Between the upper and lower 6th 1 went on the skiing trip to Adelboden in Switzerland. I well remember doing the recommended ankle and other exercises for months before to make my joints supple so that they wouldn't break or sprain. We travelled on the overnight train. It was brilliant as no-one slept and we chatted up the girls all night. I was in the 'beginner' beginners class and remember that the only way I learned to stop was to fall over in front of a barbed wire fence which prevented you from going over a cliff. The narrowest escape I had was when I was travelling along and someone else who couldn't ski went over the back of my skis!
I well remember going off to universities to see what they were like. I went to Newcastle, Liverpool, Sheffield and Swansea. I chose Swansea because all the other campuses were in the middle of horrible cities and Swansea's campus was over the road from the beach. While I was away on one of these 'expeditions' a teacher enquired where I was and was told. He remarked that it was a waste of time me going as I had no chance of getting in. Imagine his shock (and a lot of other teachers!) when I turned in two Bs and a C. I had a great time in Swansea. I chose Metallurgy because I didn't like the Maths, Physics and Chemistry I had studied at 'A' level. (I got a B.Sc. from Swansea and a Ph.D. from Birmingham University).
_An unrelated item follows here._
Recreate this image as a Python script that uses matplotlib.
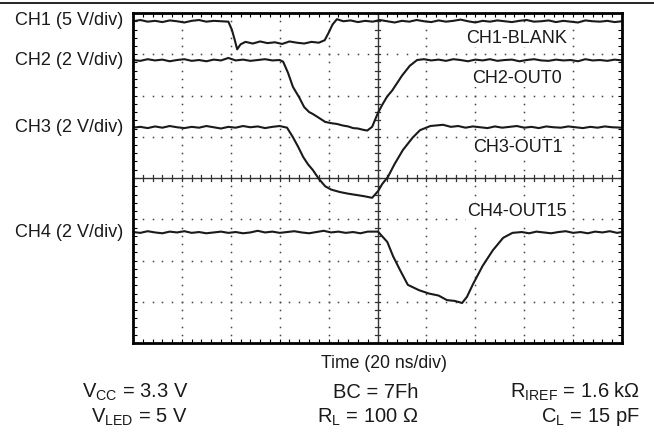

My favourite teacher was Des Pearce. I used to love his lessons and the things he ran, the Debating Society, the History Society and the Film Club which Mike ('Bogs') Potter and I ran in the upper 6th. Des was fair, firm and reasonable and an excellent teacher. Almost all our class passed History '0' level in the 4th year and I well remember Des's favourite expression to chastise a miscreant "I'll do you".
I really enjoyed life at the 'Muni'. The girls I fancied didn't fancy me and I didn't fancy the ones who fancied me, which was probably just as well. If I had to live my life again I would have done arts subjects at 'A' level and participated in more debates. I'd also have worked a lot harder at 'A' level and played a lot less cards. I'd also have tried to keep better track of my old pals from school - where are you today and what are you doing?
My wife, Helen & I have ten children (so far!), four boys and six girls who are all healthy and bright. I am the chairman of a national franchising company called 'ChemDry'- we clean carpets, upholstery and curtains and deal with fire and flood damage. In my spare time I am president of the East Yorkshire and North Lincolnshire Stake (diocese) of The Church of Jesus Christ of Latter-day Saints. I still love steam engines and I was a fireman only the other week.